WTO ministers in Yaoundé highlighted a six-year institutional deficit and 164-member fragmentation that will likely accelerate plurilateralism and regional trade governance; the near-term outcome is greater legal complexity and uneven sectoral impacts. The ultimate resolution will require political bargains sequenced to restore procedural trust and deliver targeted substantive rules.

Disclaimer: This article is for informational purposes only and does not constitute investment advice.

FAQ

Q: What does "plurilateral" mean and how would it work in practice?

A: Plurilateral agreements are deals among a subset of WTO members that agree to common rules in specific domains (for example, e-commerce or a subsidy code) without requiring unanimous acceptance by the entire membership. In practice, plurilateral accords can be negotiated faster and can include enforcement provisions among participants, but they create a two-tier system where non-participants lack the same remedies.

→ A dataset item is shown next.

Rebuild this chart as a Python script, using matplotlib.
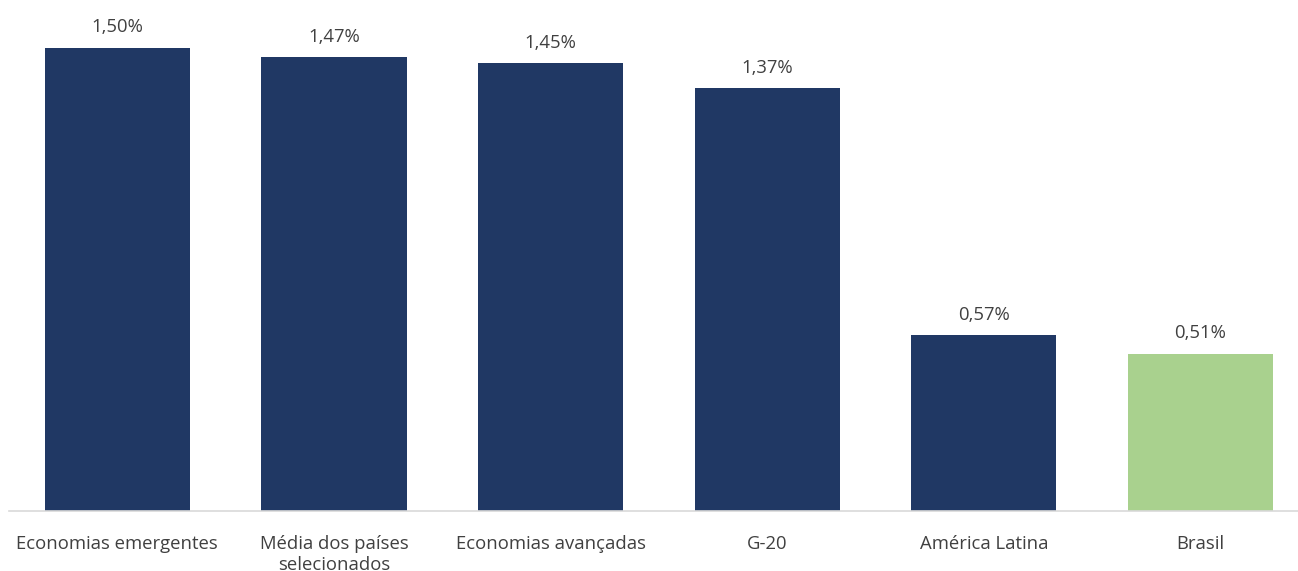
import matplotlib.pyplot as plt

plt.rcParams['font.family'] = ['Open Sans', 'DejaVu Sans']

categorias = ['Economias emergentes', 'Média dos países\nselecionados', 'Economias avançadas',
              'G-20', 'América Latina', 'Brasil']
valores = [1.50, 1.47, 1.45, 1.37, 0.57, 0.51]
cores = ['#203864', '#203864', '#203864', '#203864', '#203864', '#A9D18E']

fig = plt.figure(figsize=(12.98, 5.71), dpi=100)
ax = fig.add_axes([9 / 1298, 1 - 511 / 571, 1289 / 1298, 511 / 571])

x = range(len(categorias))
ax.bar(x, valores, width=0.67, color=cores)

for i, v in zip(x, valores):
    ax.text(i, v + 0.037, f'{v:.2f}%'.replace('.', ','), ha='center', va='bottom',
            fontsize=13.3, color='#404040')

ax.set_xlim(-0.5, 5.45)
ax.set_ylim(0, 1.655)
ax.set_xticks(list(x))
ax.set_xticklabels(categorias, fontsize=13.3, color='#404040', va='top', linespacing=1.25)
ax.tick_params(axis='x', length=0, pad=17)
ax.set_yticks([])
for s in ['top', 'right', 'left']:
    ax.spines[s].set_visible(False)
ax.spines['bottom'].set_color('#D9D9D9')
ax.spines['bottom'].set_linewidth(1.2)

fig.savefig('out.png', dpi=100)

Over time, successful plurilaterals can either expand to include more members or crystallize into regional norms.

Q: Historically, how long have major WTO reforms taken and what does that imply for the Yaoundé timeline?

A: Major multilateral reforms have historically been multi-year projects — the Uruguay Round took roughly eight years (1986–1994) to complete and required substantial package deals across sectors. That precedent implies that comprehensive reform at the WTO will likely span multiple years, whereas targeted procedural fixes (for example, restoring limited appellate functions) can be negotiated on a shorter cycle if political will is present. The Yaoundé meeting thus sets expectations for parallel tracks: near-term procedural fixes and a longer-term substantive agenda.